On a recent overseas trip, I was at a social gathering when we got onto the topic of Not for Profit boards. A friend of the family told us a story of their kid’s sporting club that all but imploded due to poor governance and the actions of the board.
Issues with the group came to a head and they were replaced with a fresh volunteer team. Our family friend found himself in the position of president and charged with rebuilding the leadership of the sporting club.
Starting from scratch with a totally new board can be advantageous and yet it can be fraught with danger. A totally fresh approach may mean the troubles of the past are jettisoned and renewal can take place. It can also mean that the new board starting from scratch can have a long journey ahead if they don’t have the benefit of corporate knowledge and history.
Usually in the initial stages the group are united in getting the organisation back on track and can work well together towards common goals. Unfortunately, it doesn’t always stay that way. The family friend was looking for some words of wisdom to help him lead the new board while building trust and confidence along the way.
My advice came in the form of linking Bruce Tuckman’s theory on team development that proposes a group will go through 5 phases of development on its way to being effective. I have seen this play out in new boards I have been involved with. Similarly, Dr Paul Hersey’s Situational Leadership Model proposes that a team will move through different stages from immaturity to maturity.
Relating this to our friend’s new board, Tuckman advises that the first step is that of ‘Forming’ where the group may be a little hesitant to give too much of themselves and there may be a focus on the President or Chair to set the direction. The board will see themselves as being part of an important endeavour but there may be lack of cohesion just by the fact behaviours and processes may not have been tested. There will probably be a more micro focus especially on finance and performance of staff and managers.
My advice is to agree on roles and processes early on and even set ground rules for how they will act in discussion, decision making and the like. Setting this early can help establish routine early and assist in collaboration and goal setting.
Tuckman goes on to say that the next stage is ‘Storming’ where conflict can arise over direction, values and decisions where board members can start to become defensive, take sides and see things as win or lose without clear compromise. The board may not see that they are making as much progress as expected and it could look like things are going backwards.
To help your board through the Storming stage the Chair should encourage openness by bringing issues and discussion to the table rather than outside of meetings. They can also explore common ground and make sure they don’t ignore obvious issues. Leaning back on agreed process and behaviours that had been previously agreed to can help smooth the path.
Eventually there will be a ‘Norming’ stage which usually sees an increase in cooperation where the sharing of ideas and safer discussions take place. At this stage, the board can start to accomplish their true purpose. This is a great time to review goals and set some more ambitious outcomes. The board will start to see that they are rising above the perfunctory and starting to think about strategy.
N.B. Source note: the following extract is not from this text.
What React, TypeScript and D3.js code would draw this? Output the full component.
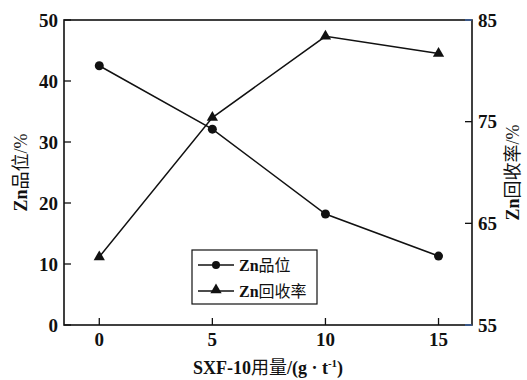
import React from 'react';
import * as d3 from 'd3';

const dosages = [0, 5, 10, 15];
const grade = [42.5, 32.1, 18.2, 11.3];
const recovery = [61.7, 75.4, 83.4, 81.7];
const leftTicks = [0, 10, 20, 30, 40, 50];
const rightTicks = [55, 65, 75, 85];
const xTicks = [0, 5, 10, 15];

const W = 527;
const H = 380;
const margin = { top: 20, right: 55, bottom: 55, left: 64 };
const font = '"Liberation Serif", "Times New Roman", "Noto Sans CJK SC", serif';

const App = () => {
  const x = d3.scaleLinear().domain([-1.56, 16.48]).range([margin.left, W - margin.right]);
  const yL = d3.scaleLinear().domain([0, 50]).range([H - margin.bottom, margin.top]);
  const yR = d3.scaleLinear().domain([55, 85]).range([H - margin.bottom, margin.top]);

  const x0 = margin.left;
  const x1 = W - margin.right;
  const y0 = H - margin.bottom;
  const y1 = margin.top;

  const gradeLine = d3.line<number>().x((_, i) => x(dosages[i])).y(d => yL(d))(grade) || '';
  const recLine = d3.line<number>().x((_, i) => x(dosages[i])).y(d => yR(d))(recovery) || '';
  const tri = d3.symbol().type(d3.symbolTriangle).size(55)() || '';

  return (
    <svg width={W} height={H} style={{ position: 'absolute', left: 0, top: 0, background: '#fff' }}>
      <g fontFamily={font} fontWeight="bold" fill="#111">
        {/* frame */}
        <rect x={x0} y={y1} width={x1 - x0} height={y0 - y1} fill="none" stroke="#111" strokeWidth={1.6} />

        {/* left ticks */}
        {leftTicks.map(t => (
          <g key={'l' + t}>
            <line x1={x0} x2={x0 + 7} y1={yL(t)} y2={yL(t)} stroke="#111" strokeWidth={1.3} />
            <text x={x0 - 6} y={yL(t)} dy="0.35em" textAnchor="end" fontSize={19}>{t}</text>
          </g>
        ))}
        {/* right ticks */}
        {rightTicks.map(t => (
          <g key={'r' + t}>
            <line x1={x1 - 7} x2={x1} y1={yR(t)} y2={yR(t)}
              stroke={t === 55 || t === 85 ? '#3a66b0' : '#111'} strokeWidth={1.3} />
            <text x={x1 + 6} y={yR(t)} dy="0.35em" textAnchor="start" fontSize={19}>{t}</text>
          </g>
        ))}
        {/* x ticks */}
        {xTicks.map(t => (
          <g key={'x' + t}>
            <line x1={x(t)} x2={x(t)} y1={y0} y2={y0 - 7} stroke="#111" strokeWidth={1.3} />
            <text x={x(t)} y={y0 + 21} textAnchor="middle" fontSize={19}>{t}</text>
          </g>
        ))}

        {/* series */}
        <path d={gradeLine} fill="none" stroke="#111" strokeWidth={1.5} />
        <path d={recLine} fill="none" stroke="#111" strokeWidth={1.5} />
        {grade.map((v, i) => (
          <circle key={'c' + i} cx={x(dosages[i])} cy={yL(v)} r={4.5} fill="#111" />
        ))}
        {recovery.map((v, i) => (
          <path key={'t' + i} d={tri} transform={`translate(${x(dosages[i])},${yR(v)})`} fill="#111" />
        ))}

        {/* legend */}
        <rect x={192} y={250} width={125} height={54} fill="#fff" stroke="#111" strokeWidth={1.2} />
        <line x1={198} x2={234} y1={265} y2={265} stroke="#111" strokeWidth={1.5} />
        <circle cx={216} cy={265} r={4} fill="#111" />
        <text x={239} y={265} dy="0.35em" fontSize={16}>Zn<tspan fontWeight="normal">品位</tspan></text>
        <line x1={198} x2={234} y1={291} y2={291} stroke="#111" strokeWidth={1.5} />
        <path d={tri} transform="translate(216,290)" fill="#111" />
        <text x={239} y={291} dy="0.35em" fontSize={16}>Zn<tspan fontWeight="normal">回收率</tspan></text>

        {/* axis titles */}
        <text x={268} y={374} textAnchor="middle" fontSize={18}>
          SXF-10<tspan fontWeight="normal">用量</tspan>/(g · t<tspan fontSize={11} dy={-7}>-1</tspan><tspan dy={7}>)</tspan>
        </text>
        <text transform={`translate(27,${(y0 + y1) / 2}) rotate(-90)`} textAnchor="middle" fontSize={18}>
          Zn<tspan fontWeight="normal">品位/%</tspan>
        </text>
        <text transform={`translate(519,${(y0 + y1) / 2}) rotate(-90)`} textAnchor="middle" fontSize={18}>
          Zn<tspan fontWeight="normal">回收率/%</tspan>
        </text>
      </g>
    </svg>
  );
};

export default App;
Once the board moves into ‘Performing’ mode there will generally be greater routine with most interactions across the board and with the organisation itself. The board can start to think longer term and take a more macro approach to discussion and decision making. A more sophisticated approach to monitoring and measurement can be adopted and issues such as board turnover, diversity and skill sets can be tackled.
Tuckman added a fifth stage that he called ‘Adjourning’, which talks about the break up of the group after it has achieved its purpose. Probably more poignantly for a board is the ‘Interloper effect’ whereby new members joining the board can interrupt the team dynamics. They haven’t been through the same phases as the current board and can feel a little on the outer. Established directors can also see them in less favourable terms hence the name ‘interloper’.
Deliberate and sensible board turnover, coupled with a good induction process, board orientation and organisational orientation should negate this. It is essential to integrate new members as soon as possible. This can include new members joining established committees and being encouraged to join discussions.
Working with NFP Chairs I help them recognise and develop strategies to meet challenges like these that create effective governance teams and allow them to lead for purpose.